Food safety supervision sampling is a critical tool for governments to identify problematic foods and enterprises, yet its problem-identification capability falls short of expectations. In this regard, existing literature has primarily focused on the impact of government behavior in the sampling process, neglecting potential data manipulation by food inspection agencies during the testing phase. This study aims to address this critical gap by identifying and quantifying the manipulation of food inspection agencies.
Using a dataset of 71,898 unqualified samples published by market supervision departments across 30 Chinese provinces from 2018 to 2023, this paper examines the distribution of non-compliant samples near the qualified standard value using exceedance multiples. To quantify the extent of data manipulation, this study employs an exhaustive algorithm to construct counterfactual estimates.
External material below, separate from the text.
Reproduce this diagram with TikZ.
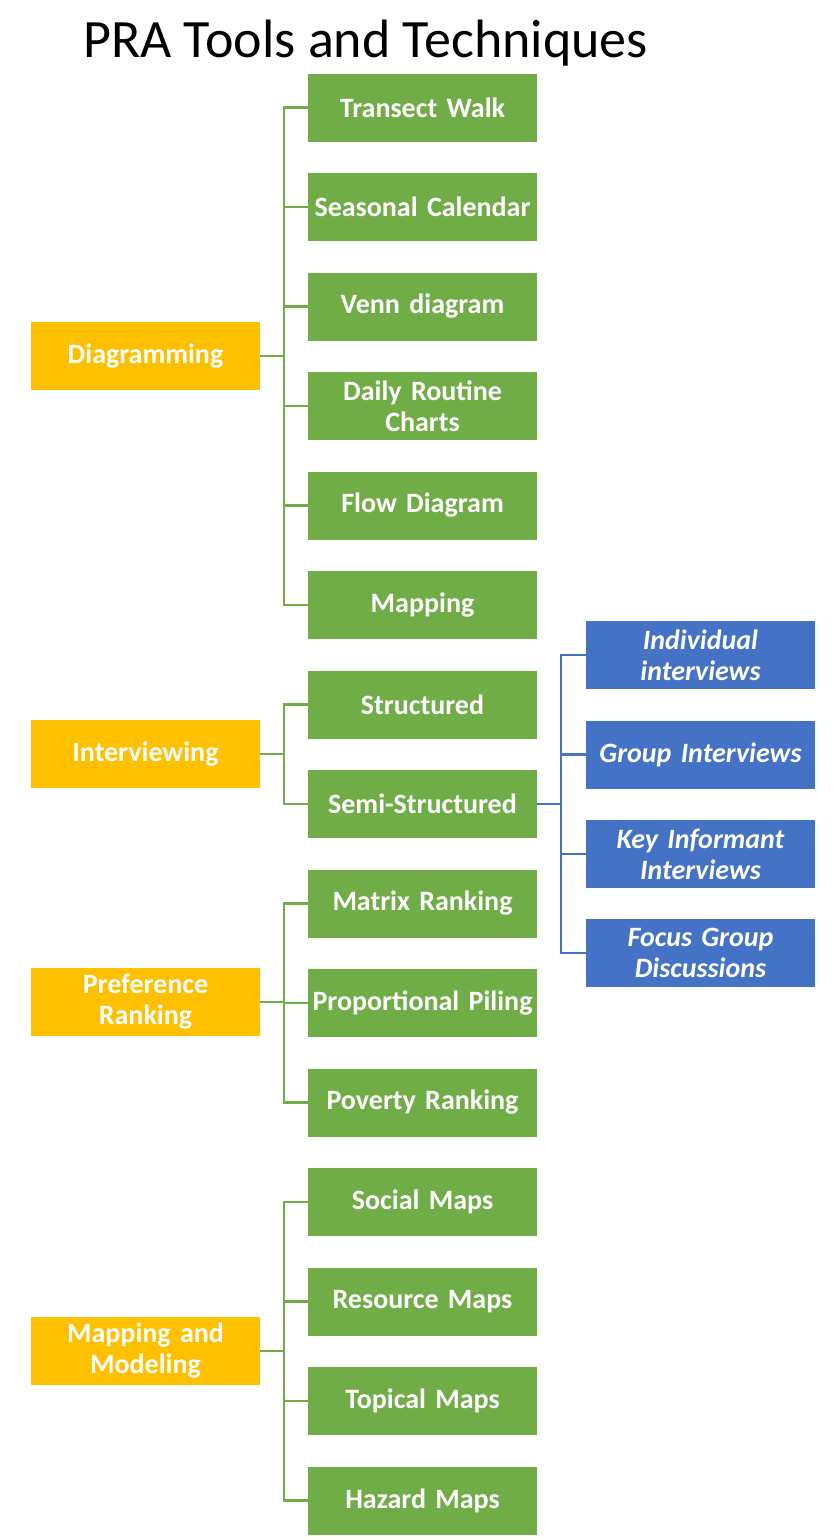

This paper identifies an abnormal distribution of unqualified samples near standard value, indicating potential data manipulation. Robustness tests further corroborate this inference. Approximately 11.17% of unqualified samples may have been adjusted to qualified status during 2018–2023, with higher manipulation rates in eastern regions than in central and western regions. The manipulation rate of unqualified samples across 25 sample provinces ranges from 8.13% to 16.30%.
Data manipulation of food inspection agencies is a critical yet underexplored issue in food safety supervision sampling. This study fills this gap and estimates the extent of manipulation in provincial-level food safety sampling in China. Our findings offer novel insights for improving the efficiency of sampling and actionable policy recommendations to strengthen governmental oversight of inspection agencies.